29 May 2009

Eating: Some Commense Rules

Eating, previously one of life's simplest and most pleasurable activities, has become increasingly complicated. I have always adopted a simple philosophy towards eating which has served me well thus far: "eat first, worry about it later". When pressed, I would joke that the stress of worrying about what you eat will probably kill you faster than anything present in the food.

Joking aside, we have been given an incredible amount of dissenting advice regarding our diets. Previously, we were told about the dangers of fat and cholesterol only to find that the 'trans-fats' that replaced them in our diet (in products such as margarine), were even more deadly. Now we are told that carbohydrates are the bogeymen, the overconsumption of which is cause for much of the obesity that plagues Western society (Atkins diet anyone?). We should eat more fish because they contain Omega-3s which is the new holy grail for everything from reduced cancer risk to better brain cells. But fish may also contain harmful substances like mercury.

Michael Pollan, in his book In Defence of Food, nicely deflates the prevailing trend towards 'nutritionism' where food is not seen as food but as an item made up of calories and nutrients. He brutally de-bunks nutritionism, showing how it is unreliable at best, and bad science with links to the food and medical industries at its worst. Nutritionism, to a degree, has become a blanket excuse to create processed foods, with studies commissioned by the food industry showing nutritional benefits of whatever food they are asked to assess. Pollan states rather cynically that a qualified FDA health claim for any product amounts to a euphemism for "all but meaningless". By the end of the book, you are rather inclined to agree, especially when you read about a chair in "Chocolate Science" being endowed by the Mars Corporation at the University of California Davis.

One of the worst failings that Pollan documents involves the so-called 'lipid hypothesis' linking the rise in heart disease (and other illnesses) to consumption of fats and cholesterol. That led to a drastic change in diets - not necessarily for the better as it turns out. Pollan rightly points out the manichean nature of dietary advice - previously protein was bad and carbs were good, now carbs are bad and protiens are good. The only thing that is universally acclaimed to be generally pretty harmless and actually quite beneficial is leaves and fruit and that goes to the heart of Pollan's advice for what we should eat.

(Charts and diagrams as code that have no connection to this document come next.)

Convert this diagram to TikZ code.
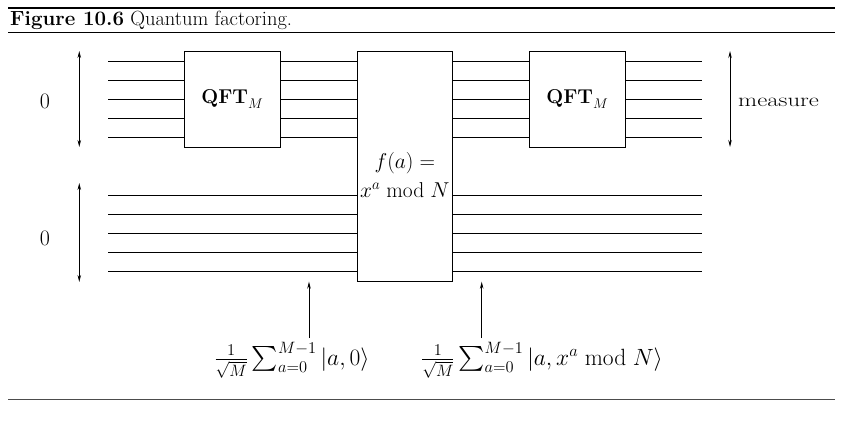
\RequirePackage{fix-cm}
\documentclass[tikz,border=0pt]{standalone}
\usepackage{amsmath}
\usepackage{graphicx}
\usetikzlibrary{arrows.meta}
\begin{document}
\begin{tikzpicture}[x=1pt,y=-1pt,
  wire/.style={line width=0.8pt},
  gate/.style={draw,line width=0.8pt,inner sep=0pt,anchor=center},
  rng/.style={line width=0.8pt,{Stealth[length=7pt,width=3.5pt]}-{Stealth[length=7pt,width=3.5pt]}},
  upar/.style={line width=0.8pt,-{Stealth[length=7pt,width=3.5pt]}},
  lbl/.style={inner sep=0pt,font=\fontsize{19}{22}\selectfont},
  ttl/.style={inner sep=0pt,font=\fontsize{20.5}{24}\selectfont},
  qft/.style={font=\fontsize{20}{24}\selectfont},
  fx/.style={inner sep=0pt,align=center,font=\fontsize{21.5}{29}\selectfont},
  sumlbl/.style={inner sep=0pt,font=\fontsize{23.5}{28}\selectfont},
  rulel/.style={line width=0.8pt}]
\useasboundingbox (0,0) rectangle (842,420);
% rules and title
\coordinate (r1a) at (8,8); \coordinate (r1b) at (835,8);
\coordinate (r2a) at (8,32); \coordinate (r2b) at (835,32);
\coordinate (r3a) at (8,399); \coordinate (r3b) at (835,399);
\draw[line width=1.6pt] (r1a) -- (r1b);
\draw[rulel] (r2a) -- (r2b);
\draw[rulel,black!70] (r3a) -- (r3b);
\node[ttl,anchor=base west] (title) at (10,26) {\textbf{Figure 10.6} Quantum factoring.};
% gates
\node[gate,qft,minimum width=96.7pt,minimum height=96pt] (q1) at (232.4,99) {$\mathbf{QFT}_M$};
\node[gate,minimum width=95pt,minimum height=230pt] (f) at (404.8,166) {};
\node[fx] (ftxt) at (404.8,175) {$f(a)=$\\$x^a\bmod N$};
\node[gate,qft,minimum width=96.7pt,minimum height=96pt] (q2) at (577.4,99) {$\mathbf{QFT}_M$};
% wires
\foreach \i in {0,...,4}{
  \coordinate (t\i) at (108,{61.5+19*\i});
  \coordinate (te\i) at (702,{61.5+19*\i});
  \draw[wire] (t\i) -- (t\i -| q1.west);
  \draw[wire] (t\i -| q1.east) -- (t\i -| f.west);
  \draw[wire] (t\i -| f.east) -- (t\i -| q2.west);
  \draw[wire] (te\i -| q2.east) -- (te\i);
  \coordinate (b\i) at (108,{195+19*\i});
  \coordinate (be\i) at (702,{195+19*\i});
  \draw[wire] (b\i) -- (b\i -| f.west);
  \draw[wire] (b\i -| f.east) -- (be\i);
}
% range arrows
\coordinate (ra1) at (79.3,51); \coordinate (ra2) at (79.3,147);
\coordinate (rb1) at (79.3,183); \coordinate (rb2) at (79.3,282);
\coordinate (rc1) at (730,51); \coordinate (rc2) at (730,147);
\draw[rng] (ra1) -- (ra2);
\draw[rng] (rb1) -- (rb2);
\draw[rng] (rc1) -- (rc2);
\node[inner sep=0pt,font=\fontsize{22}{26}\selectfont] (z1) at (45,101) {0};
\node[inner sep=0pt,font=\fontsize{22}{26}\selectfont] (z2) at (45,238) {0};
\node[lbl,anchor=west] (meas) at (738,102) {\scalebox{1.3}[1]{measure}};
% bottom labels
\node[sumlbl] (s1) at (292,360) {$\frac{1}{\sqrt{M}}\sum_{a=0}^{M-1}|a,0\rangle$};
\node[sumlbl] (s2) at (542,360) {$\frac{1}{\sqrt{M}}\sum_{a=0}^{M-1}|a,x^a\bmod N\rangle$};
\coordinate (p1) at (309,338); \coordinate (p1t) at (309,281.7);
\coordinate (p2) at (481.7,338); \coordinate (p2t) at (481.7,281.7);
\draw[upar] (p1) -- (p1t);
\draw[upar] (p2) -- (p2t);
\end{tikzpicture}
\end{document}
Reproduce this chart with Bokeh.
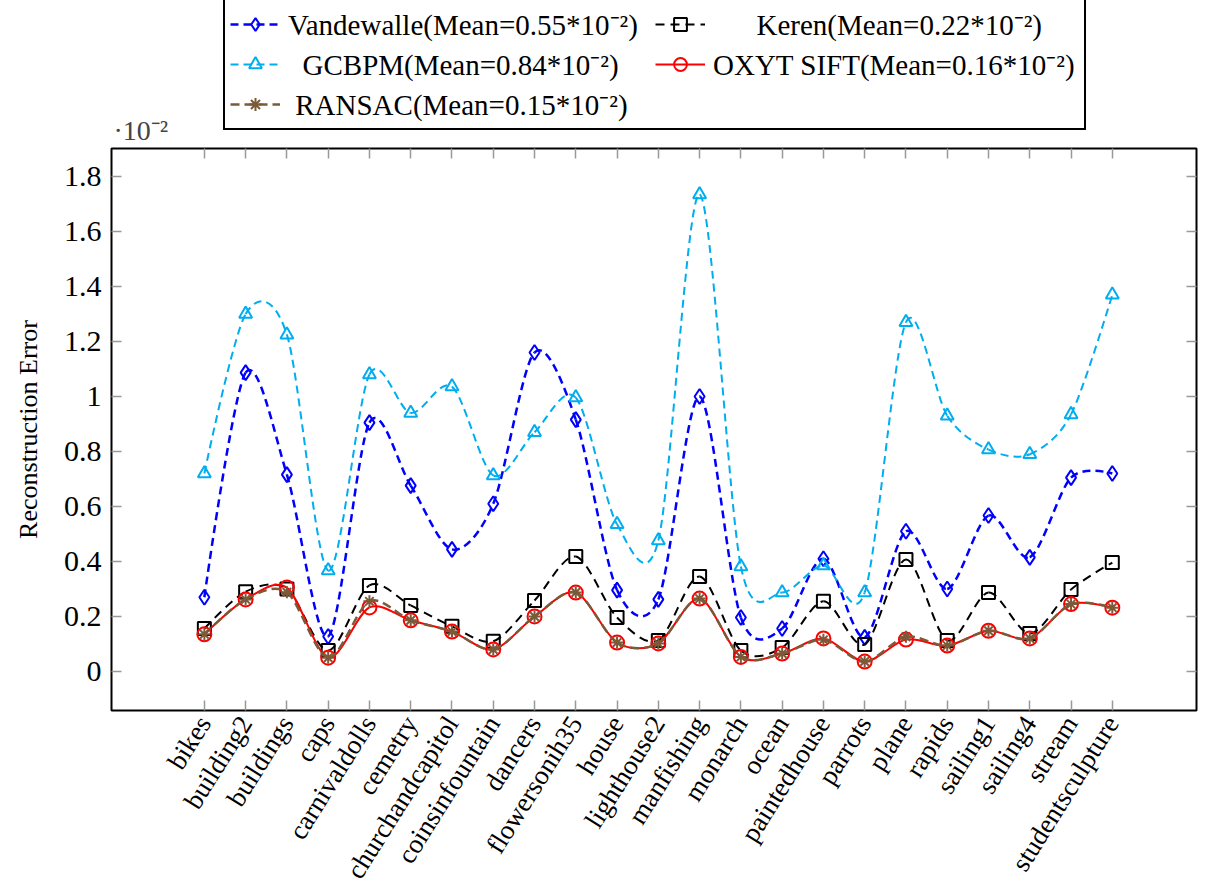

Pollan also rightly points out that the reductionist nature of nutritionism just doesn't work. Scientists enjoy isolating an individual vitamin, mineral or nutrient within a particular foodstuff and praising or blaming it for having beneficial or deleterious effects on your health, but ultimately foods themselves are highly complex agglomerations that defy analysis. So is it really the Omega 3 fatty acids alone that makes fish such a nutritional food? Or is it the Omega 3s working in conjunction with other individual proteins in fish that has some effect during the digestion process? The most basic but crucial thing that Pollan does is to emphasize that we have to once again think about food, as well food.

Ultimately, I have distilled from Pollan's book a small number of simple maxims with the aim of eating more healthily but also being able to enjoy food a lot more. He presents about two dozen or so simple and sensible general rules which you will be well advised to check out. After finishing the book I have resolved to:
  • Set aside specific time for eating as a sole activity and spend more time eating - no eating in front of the TV, or computer, or at a desk while finishing work.
  • Have more meals with other people - good company and excellent conversation makes a meal that much more enjoyable, and actually reduces the amount you eat.
  • No snacking - eat three square meals and avoid having little snacks in between. So no nuts, crisps, chicken wings etc.
  • Stop eating junk food or fast food - there are far far better ways to spend $7 than on a upsized Big Mac Meal; there are also much better ways to spend $4 than on a pack of Lays potato chips.
  • Eat more green, leafy vegetables - try having 2 servings of vegetables and 1 serving of meat for dinner instead of the other way round.
  • Eat fruit more regularly - try to have freshly squeezed fruit juice at hawker centers/foodcourts. One serving of fruit after dinner.
  • Cut down on the amount of meat you eat - fish and seafood might be better options. Perhaps choose a day where you can forgo meat entirely (a la Catholics on friday).
  • Avoid any kind of food that looks like it is processed. If it didn't once look alive, don't buy it.
  • Cut down on alcohol consumption - you don't have to go teetotal but binge drinking is generally a very bad idea. Also if you are going to drink, try a glass of red wine every evening rather than beer or spirits.
  • Learn to cook - what better way of really understanding what on earth you are eating? Plus it will make you appreciate and enjoy food all the more.
Other things that I should explore:

  • Taking supplements - the jury is still out whether supplements are really all that effective. However, it is also true that modern factory farming has resulted in foods that give much higher yields but lower nutrient values. It may be worth taking a multivitamin.
  • Portions - Is it better to have five small meals a day rather than the traditional three solid meals? It is worth finding out the evidence on either side. Will it be too much of a hassle to change?

1 comment:

Anonymous said...

oh come on you're only going to be vaguely healthy once.

just eat whatever you want, do whatever you want, and have fun! life's much better when you're not calorie counting.